## Problem
Reproduce every record exactly as it appears, but not the pictures.

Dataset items

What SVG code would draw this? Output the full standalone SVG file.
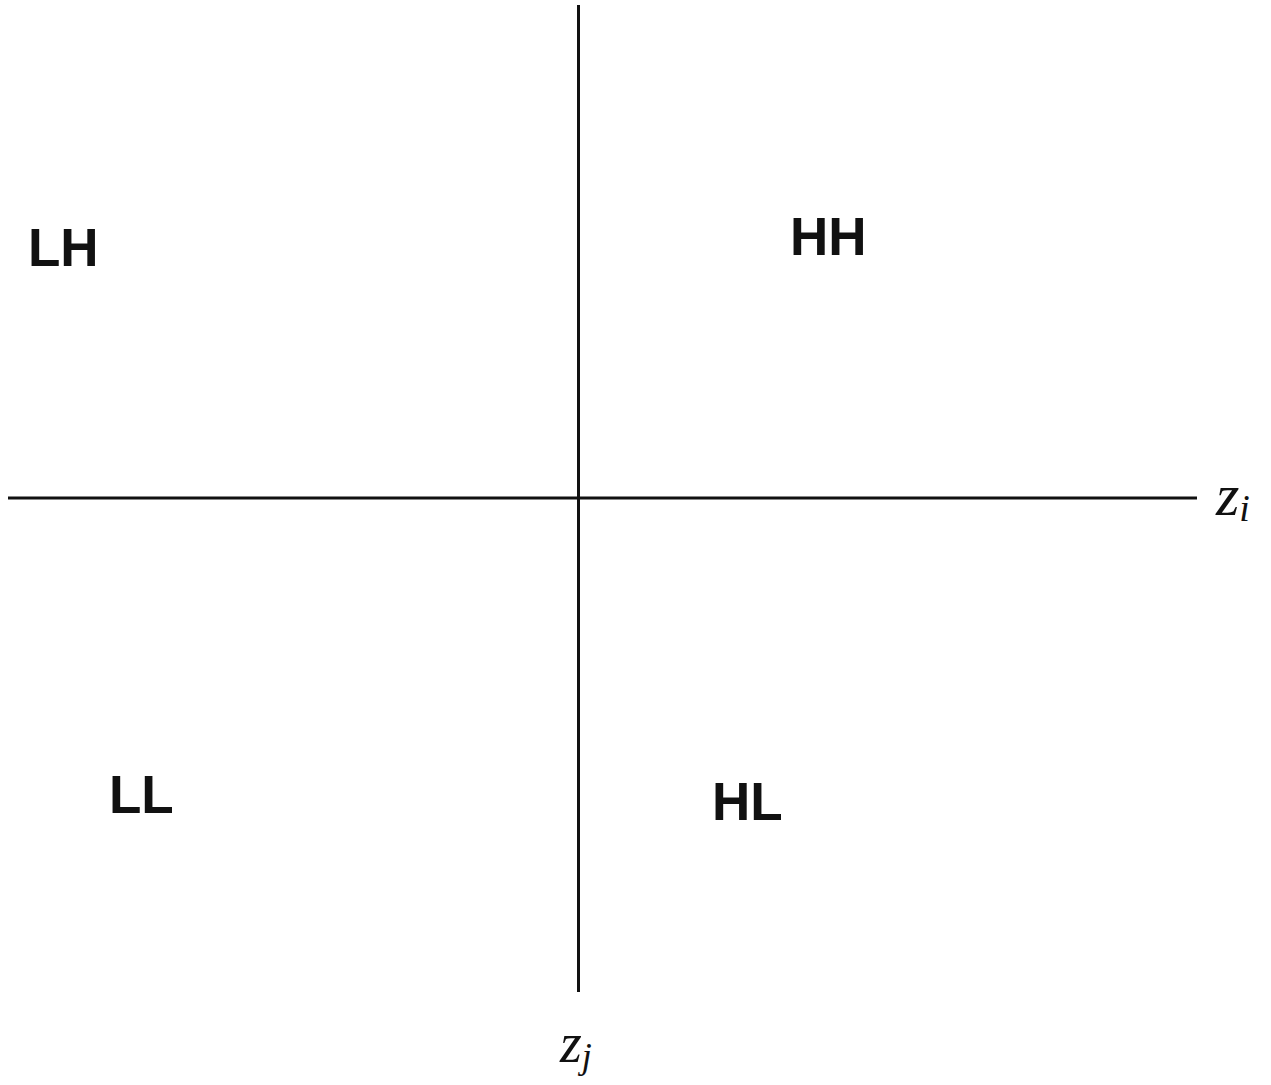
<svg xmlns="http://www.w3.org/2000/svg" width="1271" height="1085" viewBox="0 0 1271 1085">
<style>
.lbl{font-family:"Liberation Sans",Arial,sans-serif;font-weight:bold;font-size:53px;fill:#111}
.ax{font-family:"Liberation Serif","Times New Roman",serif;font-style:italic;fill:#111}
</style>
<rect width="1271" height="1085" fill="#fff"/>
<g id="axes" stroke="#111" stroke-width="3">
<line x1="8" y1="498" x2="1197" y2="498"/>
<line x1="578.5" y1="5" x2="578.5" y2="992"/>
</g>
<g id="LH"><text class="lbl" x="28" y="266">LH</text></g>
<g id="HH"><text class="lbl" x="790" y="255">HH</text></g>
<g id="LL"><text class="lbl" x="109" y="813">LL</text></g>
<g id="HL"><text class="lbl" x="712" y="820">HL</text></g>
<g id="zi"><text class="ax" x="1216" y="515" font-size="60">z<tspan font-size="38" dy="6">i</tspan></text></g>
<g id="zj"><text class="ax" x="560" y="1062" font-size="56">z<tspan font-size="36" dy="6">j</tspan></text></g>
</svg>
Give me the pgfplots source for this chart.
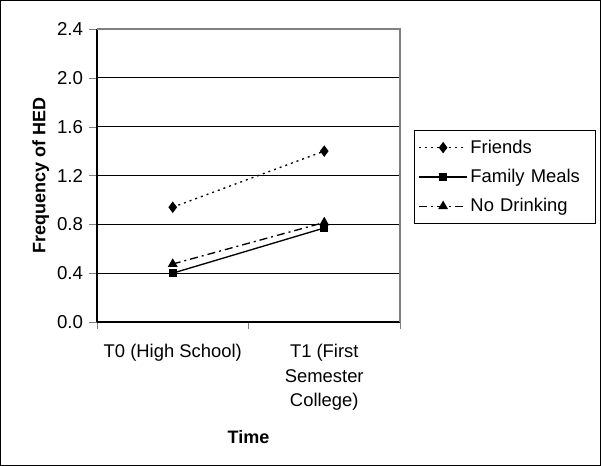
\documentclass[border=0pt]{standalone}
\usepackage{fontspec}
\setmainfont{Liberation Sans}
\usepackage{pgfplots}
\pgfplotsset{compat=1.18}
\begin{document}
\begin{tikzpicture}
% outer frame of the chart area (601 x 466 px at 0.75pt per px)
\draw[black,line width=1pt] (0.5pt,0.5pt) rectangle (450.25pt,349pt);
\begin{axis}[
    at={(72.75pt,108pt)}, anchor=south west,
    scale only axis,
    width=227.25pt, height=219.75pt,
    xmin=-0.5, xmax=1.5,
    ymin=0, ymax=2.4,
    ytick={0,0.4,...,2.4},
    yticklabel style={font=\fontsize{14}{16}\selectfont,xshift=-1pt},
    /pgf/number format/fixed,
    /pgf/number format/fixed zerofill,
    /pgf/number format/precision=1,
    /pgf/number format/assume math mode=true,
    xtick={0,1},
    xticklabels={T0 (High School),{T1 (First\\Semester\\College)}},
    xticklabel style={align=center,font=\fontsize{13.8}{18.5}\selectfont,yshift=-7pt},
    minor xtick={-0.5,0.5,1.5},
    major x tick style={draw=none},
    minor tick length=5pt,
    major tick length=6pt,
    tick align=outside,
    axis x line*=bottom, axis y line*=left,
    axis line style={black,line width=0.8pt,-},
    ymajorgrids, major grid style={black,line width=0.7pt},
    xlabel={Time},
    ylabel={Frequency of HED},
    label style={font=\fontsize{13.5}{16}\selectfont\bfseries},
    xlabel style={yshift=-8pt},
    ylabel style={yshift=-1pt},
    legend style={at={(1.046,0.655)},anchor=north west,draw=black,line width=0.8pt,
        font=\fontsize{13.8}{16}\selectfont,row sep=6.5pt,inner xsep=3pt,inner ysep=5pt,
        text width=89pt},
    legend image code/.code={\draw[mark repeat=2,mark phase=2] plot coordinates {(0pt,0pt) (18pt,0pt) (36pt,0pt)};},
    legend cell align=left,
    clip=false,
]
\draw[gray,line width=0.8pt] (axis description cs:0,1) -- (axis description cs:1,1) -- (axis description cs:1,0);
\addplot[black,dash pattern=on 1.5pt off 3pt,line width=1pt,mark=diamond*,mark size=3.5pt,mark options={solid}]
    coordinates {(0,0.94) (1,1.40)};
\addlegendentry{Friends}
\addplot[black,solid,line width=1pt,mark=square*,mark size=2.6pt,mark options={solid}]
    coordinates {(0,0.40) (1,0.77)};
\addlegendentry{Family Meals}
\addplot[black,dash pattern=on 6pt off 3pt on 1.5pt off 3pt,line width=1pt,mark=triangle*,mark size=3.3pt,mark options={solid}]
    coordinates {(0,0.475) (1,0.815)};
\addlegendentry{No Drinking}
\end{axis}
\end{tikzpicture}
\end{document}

## Result
What SVG code would draw this? Output the full standalone SVG file.
<svg xmlns="http://www.w3.org/2000/svg" width="1271" height="1085" viewBox="0 0 1271 1085">
<style>
.lbl{font-family:"Liberation Sans",Arial,sans-serif;font-weight:bold;font-size:53px;fill:#111}
.ax{font-family:"Liberation Serif","Times New Roman",serif;font-style:italic;fill:#111}
</style>
<rect width="1271" height="1085" fill="#fff"/>
<g id="axes" stroke="#111" stroke-width="3">
<line x1="8" y1="498" x2="1197" y2="498"/>
<line x1="578.5" y1="5" x2="578.5" y2="992"/>
</g>
<g id="LH"><text class="lbl" x="28" y="266">LH</text></g>
<g id="HH"><text class="lbl" x="790" y="255">HH</text></g>
<g id="LL"><text class="lbl" x="109" y="813">LL</text></g>
<g id="HL"><text class="lbl" x="712" y="820">HL</text></g>
<g id="zi"><text class="ax" x="1216" y="515" font-size="60">z<tspan font-size="38" dy="6">i</tspan></text></g>
<g id="zj"><text class="ax" x="560" y="1062" font-size="56">z<tspan font-size="36" dy="6">j</tspan></text></g>
</svg>
Give me the pgfplots source for this chart.
\documentclass[border=0pt]{standalone}
\usepackage{fontspec}
\setmainfont{Liberation Sans}
\usepackage{pgfplots}
\pgfplotsset{compat=1.18}
\begin{document}
\begin{tikzpicture}
% outer frame of the chart area (601 x 466 px at 0.75pt per px)
\draw[black,line width=1pt] (0.5pt,0.5pt) rectangle (450.25pt,349pt);
\begin{axis}[
    at={(72.75pt,108pt)}, anchor=south west,
    scale only axis,
    width=227.25pt, height=219.75pt,
    xmin=-0.5, xmax=1.5,
    ymin=0, ymax=2.4,
    ytick={0,0.4,...,2.4},
    yticklabel style={font=\fontsize{14}{16}\selectfont,xshift=-1pt},
    /pgf/number format/fixed,
    /pgf/number format/fixed zerofill,
    /pgf/number format/precision=1,
    /pgf/number format/assume math mode=true,
    xtick={0,1},
    xticklabels={T0 (High School),{T1 (First\\Semester\\College)}},
    xticklabel style={align=center,font=\fontsize{13.8}{18.5}\selectfont,yshift=-7pt},
    minor xtick={-0.5,0.5,1.5},
    major x tick style={draw=none},
    minor tick length=5pt,
    major tick length=6pt,
    tick align=outside,
    axis x line*=bottom, axis y line*=left,
    axis line style={black,line width=0.8pt,-},
    ymajorgrids, major grid style={black,line width=0.7pt},
    xlabel={Time},
    ylabel={Frequency of HED},
    label style={font=\fontsize{13.5}{16}\selectfont\bfseries},
    xlabel style={yshift=-8pt},
    ylabel style={yshift=-1pt},
    legend style={at={(1.046,0.655)},anchor=north west,draw=black,line width=0.8pt,
        font=\fontsize{13.8}{16}\selectfont,row sep=6.5pt,inner xsep=3pt,inner ysep=5pt,
        text width=89pt},
    legend image code/.code={\draw[mark repeat=2,mark phase=2] plot coordinates {(0pt,0pt) (18pt,0pt) (36pt,0pt)};},
    legend cell align=left,
    clip=false,
]
\draw[gray,line width=0.8pt] (axis description cs:0,1) -- (axis description cs:1,1) -- (axis description cs:1,0);
\addplot[black,dash pattern=on 1.5pt off 3pt,line width=1pt,mark=diamond*,mark size=3.5pt,mark options={solid}]
    coordinates {(0,0.94) (1,1.40)};
\addlegendentry{Friends}
\addplot[black,solid,line width=1pt,mark=square*,mark size=2.6pt,mark options={solid}]
    coordinates {(0,0.40) (1,0.77)};
\addlegendentry{Family Meals}
\addplot[black,dash pattern=on 6pt off 3pt on 1.5pt off 3pt,line width=1pt,mark=triangle*,mark size=3.3pt,mark options={solid}]
    coordinates {(0,0.475) (1,0.815)};
\addlegendentry{No Drinking}
\end{axis}
\end{tikzpicture}
\end{document}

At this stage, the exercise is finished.